Admission to the Chamber of Cairn T for the
Equinox Illumination
of the chamber is free of charge.
As the chamber is quite small, only 5 or 6 people can be inside at a time.
Visitors are requested to stay inside for only a few minutes so that everyone can get a chance to visit.
Please note that it is very important that visitors dress warmly and are wearing stout shoes.
The climb to the top of Carnbane East is very steep and can be slippery after rain or on frosty mornings.
The Equinox occurs twice a year, the Spring Equinox in March and the Autumn Equinox in September.
The Spring Equinox is an hour earlier because it occurs during our winter time. Visit the Coffee
Shop at Loughcrew Gardens for breakfast
from 7.30am onwards.
The progress of the sunbeam on the backstone inside Cairn T at Loughcrew was video recorded at sunrise
on the morning of March 23rd 2005. The 50 minute video has been compressed to 1 minute 46 seconds
and included in the following YouTube Video.
Days to get longer as spring officially begins
An article by Pamela Newenham of
The Irish Times - Saturday March 20th 2010.
Spring officially begins today, the day of the vernal equinox, when the rising
sun penetrates the passage of cairn T at Loughcrew, illuminating the backstone.
The vernal equinox, like its autumnal counterpart, is not fixed on any certain
date, although almost by definition it comes around at yearly intervals.
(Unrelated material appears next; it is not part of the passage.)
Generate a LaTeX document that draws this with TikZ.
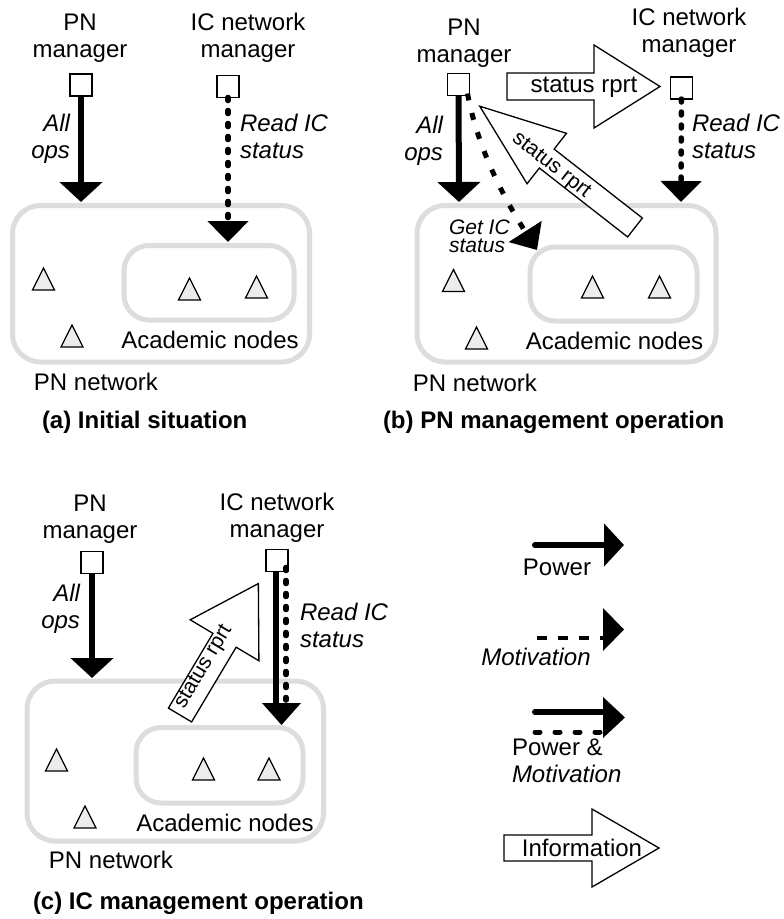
\documentclass[tikz,border=0pt]{standalone}
\usepackage{fontspec}
\setmainfont{Liberation Sans}
\usetikzlibrary{arrows.meta,calc}
\definecolor{framegray}{RGB}{221,221,221}
\definecolor{hostfill}{RGB}{236,236,236}

\tikzset{
  pics/host/.style={code={
    \draw[line width=1.3pt, fill=hostfill, line join=miter] (-11,11) -- (11,11) -- (0,-11) -- cycle;}},
  % open block arrow: length / head length / head width / body width
  pics/infoarrow/.style args={#1/#2/#3/#4}{code={
    \draw[line width=1.3pt, fill=white, line join=miter, miter limit=10]
      (0,{#4/2}) -- ({#1-#2},{#4/2}) -- ({#1-#2},{#3/2}) -- (#1,0)
      -- ({#1-#2},{-#3/2}) -- ({#1-#2},{-#4/2}) -- (0,{-#4/2}) -- cycle;}},
}

\begin{document}
\begin{tikzpicture}[x=1pt,y=-1pt,
  every node/.style={inner sep=0pt, outer sep=0pt, font=\fontsize{24}{27}\selectfont},
  mgr/.style={draw, line width=1.4pt, minimum size=22pt, fill=white},
  net/.style={draw=framegray, line width=5pt, rounded corners=28pt},
  sub/.style={draw=framegray, line width=5pt, rounded corners=25pt},
  power/.style={line width=6pt, -{Triangle[width=42pt,length=20pt]}},
  motiv/.style={line width=5.5pt, line cap=round, dash pattern=on 3pt off 10pt,
                -{Triangle[width=40pt,length=21pt]}},
  getdash/.style={line width=5pt, dash pattern=on 7pt off 13pt,
                -{Triangle[width=38pt,length=22pt]}},
  legdash/.style={line width=4pt, dash pattern=on 10pt off 11pt},
  legdot/.style={line width=5pt, line cap=round, dash pattern=on 5pt off 15pt},
  lbl/.style={align=center},
  it/.style={font=\fontsize{24}{27}\selectfont\itshape},
  small/.style={font=\fontsize{21}{24}\selectfont},
  title/.style={anchor=west, font=\fontsize{24}{27}\selectfont\bfseries},
]
\fill[white] (0,0) rectangle (784,919);
\useasboundingbox (0,0) rectangle (784,919);

% ================= (a) Initial situation =================
\draw[net] (12.5,205.5) rectangle (309.5,362);
\draw[sub] (124,245.5) rectangle (294,320);
\pic at (43.5,279) {host};
\pic at (189.5,289) {host};
\pic at (256.5,287) {host};
\pic at (72,336) {host};
\node (acadA) at (210,340) {Academic nodes};
\node (pnnetA) at (96,382) {PN network};
\node[title] (titleA) at (42,422) {(a) Initial situation};

\node[lbl] (pnAlbl) at (80,38) {PN\\manager};
\node[lbl] (icAlbl) at (248,38) {IC network\\manager};
\node[mgr] (pnA) at (81,85) {};
\node[mgr] (icA) at (228,86.5) {};
\coordinate (pnAin) at (81,202);
\coordinate (icAin) at (228,242);
\draw[power] (pnA) -- (pnAin);
\draw[motiv] (icA) -- (icAin);
\node[it, align=right, anchor=east] (opsA) at (70,139) {All\\ops};
\node[it, align=left, anchor=west] (readA) at (240,136.5) {Read IC\\status};

% ================= (b) PN management operation =================
\draw[net] (417,205.5) rectangle (716,362);
\draw[sub] (530,247) rectangle (697,321);
\pic at (453.5,280.5) {host};
\pic at (592.5,287) {host};
\pic at (659.5,287) {host};
\pic at (476.5,338) {host};
\node (acadB) at (614.5,341) {Academic nodes};
\node (pnnetB) at (475,383) {PN network};
\node[title] (titleB) at (383,422) {(b) PN management operation};

\node[lbl] (pnBlbl) at (464,43) {PN\\manager};
\node[lbl] (icBlbl) at (689,33) {IC network\\manager};
\node[mgr] (pnB) at (458.5,84.5) {};
\node[mgr] (icB) at (681.5,88) {};
\coordinate (pnBin) at (459,202);
\coordinate (icBin) at (681,202);
\draw[power] (pnB) -- (pnBin);
\draw[motiv] (icB) -- (icBin);
\node[it, align=right, anchor=east] (opsB) at (443,141) {All\\ops};
\node[it, align=left, anchor=west] (readB) at (692,136) {Read IC\\status};

% query from the PN manager into the academic nodes
\coordinate (getTip) at (537,250);
\draw[getdash] ([xshift=-2pt,yshift=2pt]pnB.south east)
  .. controls (478,150) and (505,200) .. (getTip);
\node[align=left, anchor=west, font=\fontsize{21}{18}\selectfont\itshape] (getB) at (449,236) {Get IC\\status};

% status reports
\pic at (507,86.5) {infoarrow={153/66/83/27}};
\node (rprtB1) at (584,87) {status rprt};
\pic[rotate=142] at (635,227.5) {infoarrow={197/85/64/24}};
\node[small, rotate=-38] (rprtB2) at (551,166) {status rprt};

% ================= (c) IC management operation =================
\draw[net] (27,681) rectangle (323.5,841);
\draw[sub] (136,727.5) rectangle (303,803);
\pic at (56.5,760) {host};
\pic at (203.5,769) {host};
\pic at (269,769) {host};
\pic at (85,817) {host};
\node (acadC) at (225,823) {Academic nodes};
\node (pnnetC) at (111,860) {PN network};
\node[title] (titleC) at (33,903) {(c) IC management operation};

\node[lbl] (pnClbl) at (90,519) {PN\\manager};
\node[lbl] (icClbl) at (277,518) {IC network\\manager};
\node[mgr] (pnC) at (92,562.5) {};
\node[mgr] (icC) at (277,560.5) {};
\coordinate (pnCin) at (92,678);
\draw[power] (pnC) -- (pnCin);
% combined power and motivation from the IC manager
\coordinate (pmSolid) at (276,704);
\coordinate (pmDot) at (286,700);
\coordinate (pmTip) at (281.5,725);
\draw[line width=6pt] ([xshift=-1pt]icC.south) -- (pmSolid);
\draw[line width=5.5pt, line cap=round, dash pattern=on 3pt off 10pt]
  ([xshift=9pt,yshift=4pt]icC.south) -- (pmDot);
\fill ($(pmTip)+(-19.5,-22)$) -- ($(pmTip)+(19.5,-22)$) -- (pmTip) -- cycle;
\node[it, align=right, anchor=east] (opsC) at (80,609) {All\\ops};
\node[it, align=left, anchor=west] (readC) at (300,625.5) {Read IC\\status};

\pic[rotate=59.2] at (180,715) {infoarrow={153/66/80/27}};
\node[small, rotate=59.2] (rprtC) at (204,667) {status rprt};

% ================= legend =================
\coordinate (lpA) at (535,545);
\coordinate (lpB) at (624,545);
\draw[power, line cap=round] (lpA) -- (lpB);
\node (lpLbl) at (557,567) {Power};

\coordinate (lmA) at (537,638);
\coordinate (lmB) at (603,638);
\coordinate (lmTip) at (624,629.5);
\draw[legdash] (lmA) -- (lmB);
\fill ($(lmTip)+(-21,-21.5)$) -- (lmTip) -- ($(lmTip)+(-21,21.5)$) -- cycle;
\node[it] (lmLbl) at (536,657) {Motivation};

\coordinate (lbA) at (535,712);
\coordinate (lbB) at (604,712);
\coordinate (lbC) at (535,732);
\coordinate (lbD) at (604,732);
\coordinate (lbTip) at (625,717.5);
\draw[line width=6pt, line cap=round] (lbA) -- (lbB);
\draw[legdot] (lbC) -- (lbD);
\fill ($(lbTip)+(-22,-20.5)$) -- (lbTip) -- ($(lbTip)+(-22,20.5)$) -- cycle;
\node[align=left, anchor=west] (lbLbl) at (512,760.5) {Power \&\\\textit{Motivation}};

\pic at (504,848) {infoarrow={155/67/78/26}};
\node (liLbl) at (582,848) {Information};
\end{tikzpicture}
\end{document}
This
year, it will occur at 5.32pm today.
Aligned with the equinoxes is cairn T, the interior of which is illuminated by a
shaft of sunlight, exposing elaborate engravings on the stone inside at dawn on
the equinox days.
As the days become longer and we bid farewell to winter, cairn T at Loughcrew,
also known as Sliabh na Callighe meaning the hill of the witch, located at the
northernmost point of Co Meath near the village of Oldcastle, will welcome the
sunrise of the spring equinox.
From today until Monday, members of the public willing to battle early morning
starts will be able to to see the sun light up the ancient tomb between 6.15am
and 7.30am.
Clare Tuffy, manager of the Brú na Bóinne visitor centre, said: “It’s great
because it’s such a high hill, there’s a sense of pilgrimage climbing it,
knowing that people were also climbing here 5,000 years ago”. Just as the
December solstice at Newgrange heralds the beginning of the slow death of
winter, the March equinox brings with it the promise of the coming summer, Ms
Tuffy said.
Loughcrew is one of four Neolithic complexes in Ireland, all dating from the
late Stone Age. The extensive hilltop cemetery spans three relatively flat
summits and consists of the remains of about 30 passage graves constructed from
3,000BC to 2,000BC and used well into the Iron Age.
The sun illuminates the passageway and an internal chamber at the cairn T
Neolithic burial chamber at Loughcrew for the vernal equinox.